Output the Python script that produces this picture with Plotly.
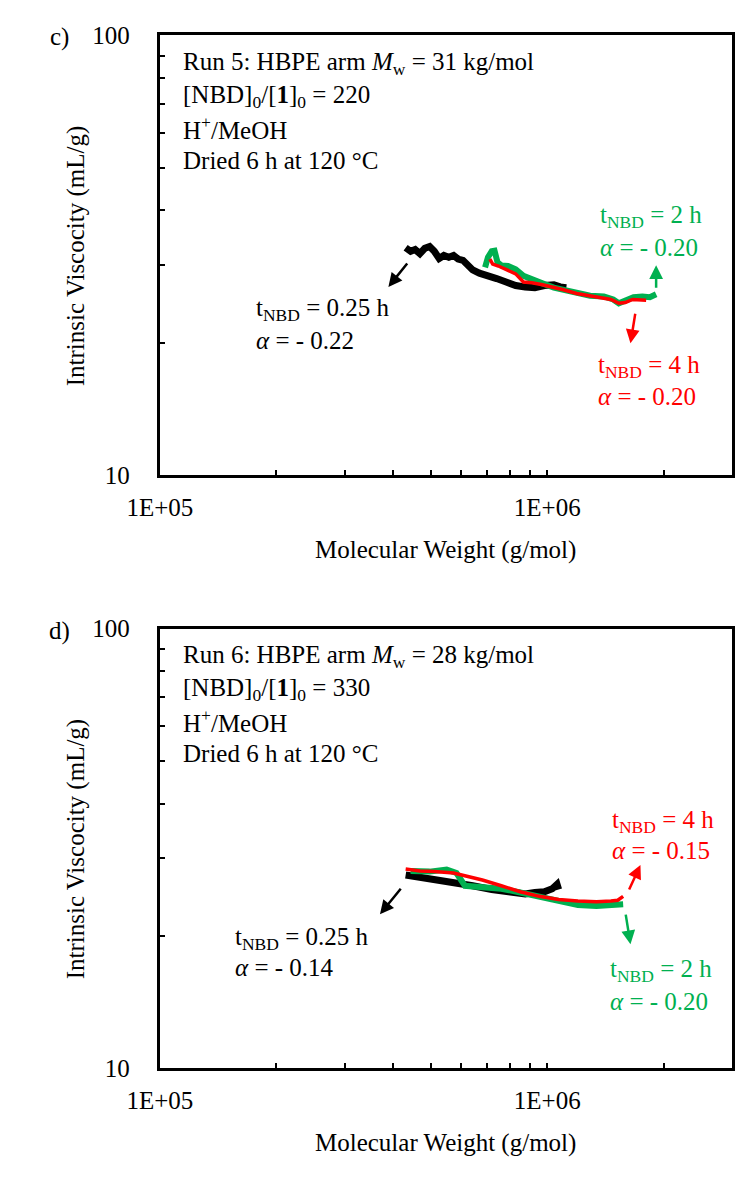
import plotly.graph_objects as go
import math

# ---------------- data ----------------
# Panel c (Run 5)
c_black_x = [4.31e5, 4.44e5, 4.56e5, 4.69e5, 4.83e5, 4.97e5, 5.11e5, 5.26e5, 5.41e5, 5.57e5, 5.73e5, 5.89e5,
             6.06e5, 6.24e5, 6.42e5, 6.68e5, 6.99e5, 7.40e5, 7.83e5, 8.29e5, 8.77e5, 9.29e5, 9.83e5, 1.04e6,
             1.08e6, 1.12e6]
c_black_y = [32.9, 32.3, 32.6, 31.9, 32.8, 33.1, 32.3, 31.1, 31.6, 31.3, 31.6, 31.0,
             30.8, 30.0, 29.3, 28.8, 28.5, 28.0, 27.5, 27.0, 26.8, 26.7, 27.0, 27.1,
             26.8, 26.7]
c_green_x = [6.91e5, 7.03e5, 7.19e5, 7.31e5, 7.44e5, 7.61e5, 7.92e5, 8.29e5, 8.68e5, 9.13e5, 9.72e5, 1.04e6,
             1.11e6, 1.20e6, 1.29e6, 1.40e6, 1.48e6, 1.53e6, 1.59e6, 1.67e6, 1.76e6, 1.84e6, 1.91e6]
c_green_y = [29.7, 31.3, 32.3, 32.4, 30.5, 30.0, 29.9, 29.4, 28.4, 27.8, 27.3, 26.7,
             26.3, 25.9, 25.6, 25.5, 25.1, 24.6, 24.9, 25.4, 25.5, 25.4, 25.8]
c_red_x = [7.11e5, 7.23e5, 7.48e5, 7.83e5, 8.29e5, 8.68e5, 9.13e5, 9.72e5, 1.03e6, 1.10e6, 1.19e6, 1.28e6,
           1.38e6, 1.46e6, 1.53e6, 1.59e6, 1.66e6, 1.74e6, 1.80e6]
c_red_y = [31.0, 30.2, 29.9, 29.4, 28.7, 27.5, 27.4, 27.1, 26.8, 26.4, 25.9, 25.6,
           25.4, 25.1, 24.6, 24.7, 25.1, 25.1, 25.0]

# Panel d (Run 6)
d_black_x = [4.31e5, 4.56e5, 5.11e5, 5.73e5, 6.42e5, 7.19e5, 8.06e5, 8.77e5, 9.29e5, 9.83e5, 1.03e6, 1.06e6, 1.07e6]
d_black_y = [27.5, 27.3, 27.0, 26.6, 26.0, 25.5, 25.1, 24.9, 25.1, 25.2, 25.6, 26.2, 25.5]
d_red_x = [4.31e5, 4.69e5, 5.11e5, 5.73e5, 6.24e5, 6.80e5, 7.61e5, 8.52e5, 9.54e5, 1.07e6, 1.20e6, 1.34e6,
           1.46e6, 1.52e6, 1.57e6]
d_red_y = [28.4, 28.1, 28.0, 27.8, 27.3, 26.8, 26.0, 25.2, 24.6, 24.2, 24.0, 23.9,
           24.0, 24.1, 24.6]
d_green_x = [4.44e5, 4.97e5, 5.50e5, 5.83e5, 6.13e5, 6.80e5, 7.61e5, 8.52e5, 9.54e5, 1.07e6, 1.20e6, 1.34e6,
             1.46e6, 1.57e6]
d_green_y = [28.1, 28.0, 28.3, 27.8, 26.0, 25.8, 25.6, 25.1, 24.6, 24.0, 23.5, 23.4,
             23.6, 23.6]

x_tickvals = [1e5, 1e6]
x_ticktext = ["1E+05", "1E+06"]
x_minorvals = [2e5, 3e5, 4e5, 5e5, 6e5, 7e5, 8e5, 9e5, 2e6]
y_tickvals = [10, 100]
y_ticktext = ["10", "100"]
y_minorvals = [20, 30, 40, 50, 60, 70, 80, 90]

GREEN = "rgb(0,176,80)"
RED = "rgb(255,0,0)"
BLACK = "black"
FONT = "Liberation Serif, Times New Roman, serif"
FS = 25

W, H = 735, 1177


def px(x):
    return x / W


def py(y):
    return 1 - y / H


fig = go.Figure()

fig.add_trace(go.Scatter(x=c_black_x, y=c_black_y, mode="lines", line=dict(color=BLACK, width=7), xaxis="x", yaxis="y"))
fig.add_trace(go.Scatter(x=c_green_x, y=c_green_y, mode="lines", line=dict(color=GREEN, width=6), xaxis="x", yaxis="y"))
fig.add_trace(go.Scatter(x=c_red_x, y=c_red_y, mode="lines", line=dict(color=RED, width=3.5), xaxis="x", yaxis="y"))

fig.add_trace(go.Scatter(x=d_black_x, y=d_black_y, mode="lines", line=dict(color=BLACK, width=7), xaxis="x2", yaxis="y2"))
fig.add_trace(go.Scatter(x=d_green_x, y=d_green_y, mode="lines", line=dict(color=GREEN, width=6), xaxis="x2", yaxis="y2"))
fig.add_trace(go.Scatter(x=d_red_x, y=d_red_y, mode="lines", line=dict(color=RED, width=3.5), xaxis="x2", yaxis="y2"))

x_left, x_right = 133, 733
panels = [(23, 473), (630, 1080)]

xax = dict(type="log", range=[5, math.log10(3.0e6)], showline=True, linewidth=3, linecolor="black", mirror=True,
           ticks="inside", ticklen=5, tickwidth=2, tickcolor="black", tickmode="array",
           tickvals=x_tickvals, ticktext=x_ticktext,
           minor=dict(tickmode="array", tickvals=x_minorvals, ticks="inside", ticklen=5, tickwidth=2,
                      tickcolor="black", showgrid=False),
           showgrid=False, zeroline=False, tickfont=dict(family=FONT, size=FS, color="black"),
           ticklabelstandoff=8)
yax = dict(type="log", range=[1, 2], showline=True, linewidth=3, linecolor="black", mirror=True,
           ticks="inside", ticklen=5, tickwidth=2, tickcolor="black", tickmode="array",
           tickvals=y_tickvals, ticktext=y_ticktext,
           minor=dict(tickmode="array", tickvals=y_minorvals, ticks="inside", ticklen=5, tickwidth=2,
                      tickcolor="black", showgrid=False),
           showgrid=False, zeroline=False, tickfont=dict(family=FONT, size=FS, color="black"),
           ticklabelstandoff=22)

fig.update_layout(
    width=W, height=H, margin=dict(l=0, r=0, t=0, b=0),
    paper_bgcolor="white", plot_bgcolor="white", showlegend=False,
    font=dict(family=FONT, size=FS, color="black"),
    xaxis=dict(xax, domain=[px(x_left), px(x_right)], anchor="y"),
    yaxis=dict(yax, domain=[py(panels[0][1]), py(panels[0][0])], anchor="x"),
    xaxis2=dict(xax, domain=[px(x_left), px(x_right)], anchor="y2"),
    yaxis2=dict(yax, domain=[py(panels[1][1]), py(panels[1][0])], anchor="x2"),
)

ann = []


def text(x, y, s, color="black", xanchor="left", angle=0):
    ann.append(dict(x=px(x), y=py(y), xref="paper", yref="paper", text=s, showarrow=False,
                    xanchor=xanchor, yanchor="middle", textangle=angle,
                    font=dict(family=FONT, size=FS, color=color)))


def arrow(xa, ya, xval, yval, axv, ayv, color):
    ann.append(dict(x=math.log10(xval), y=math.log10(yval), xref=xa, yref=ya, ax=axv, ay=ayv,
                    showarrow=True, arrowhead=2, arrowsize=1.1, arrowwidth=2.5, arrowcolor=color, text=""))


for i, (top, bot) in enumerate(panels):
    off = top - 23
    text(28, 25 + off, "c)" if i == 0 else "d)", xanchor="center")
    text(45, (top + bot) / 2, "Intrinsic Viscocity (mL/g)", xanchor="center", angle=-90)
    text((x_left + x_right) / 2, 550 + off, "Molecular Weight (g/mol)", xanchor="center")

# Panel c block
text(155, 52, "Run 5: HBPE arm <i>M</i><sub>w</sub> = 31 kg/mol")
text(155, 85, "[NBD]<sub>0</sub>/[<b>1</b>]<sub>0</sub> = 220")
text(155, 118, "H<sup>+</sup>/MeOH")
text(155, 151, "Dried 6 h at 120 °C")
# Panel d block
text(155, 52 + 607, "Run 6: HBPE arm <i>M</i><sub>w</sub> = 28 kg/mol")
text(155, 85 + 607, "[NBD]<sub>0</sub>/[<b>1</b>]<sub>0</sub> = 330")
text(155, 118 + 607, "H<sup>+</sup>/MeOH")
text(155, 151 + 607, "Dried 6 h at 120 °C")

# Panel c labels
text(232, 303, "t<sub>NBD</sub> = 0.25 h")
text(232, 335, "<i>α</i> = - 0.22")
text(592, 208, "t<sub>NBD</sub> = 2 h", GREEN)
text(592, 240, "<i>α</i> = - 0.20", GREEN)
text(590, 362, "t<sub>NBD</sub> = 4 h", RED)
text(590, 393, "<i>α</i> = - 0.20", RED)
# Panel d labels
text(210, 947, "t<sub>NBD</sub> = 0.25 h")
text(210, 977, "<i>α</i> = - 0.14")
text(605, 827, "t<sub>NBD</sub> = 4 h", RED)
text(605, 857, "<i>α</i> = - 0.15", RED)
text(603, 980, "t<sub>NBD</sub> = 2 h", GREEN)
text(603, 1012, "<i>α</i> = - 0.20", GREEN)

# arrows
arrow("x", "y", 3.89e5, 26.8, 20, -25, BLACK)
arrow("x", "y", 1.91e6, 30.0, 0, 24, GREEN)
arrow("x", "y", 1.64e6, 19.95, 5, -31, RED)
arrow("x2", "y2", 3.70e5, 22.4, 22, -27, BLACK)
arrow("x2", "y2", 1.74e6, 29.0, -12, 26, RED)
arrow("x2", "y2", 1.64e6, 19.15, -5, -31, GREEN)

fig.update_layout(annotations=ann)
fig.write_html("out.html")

- **What this task involves**
Write out again, exactly, the lines from the start of the listing up to the line containing "import math", with both ends and without pictures.

- **Response to the task**
Output the Python script that produces this picture with Plotly.
import plotly.graph_objects as go
import math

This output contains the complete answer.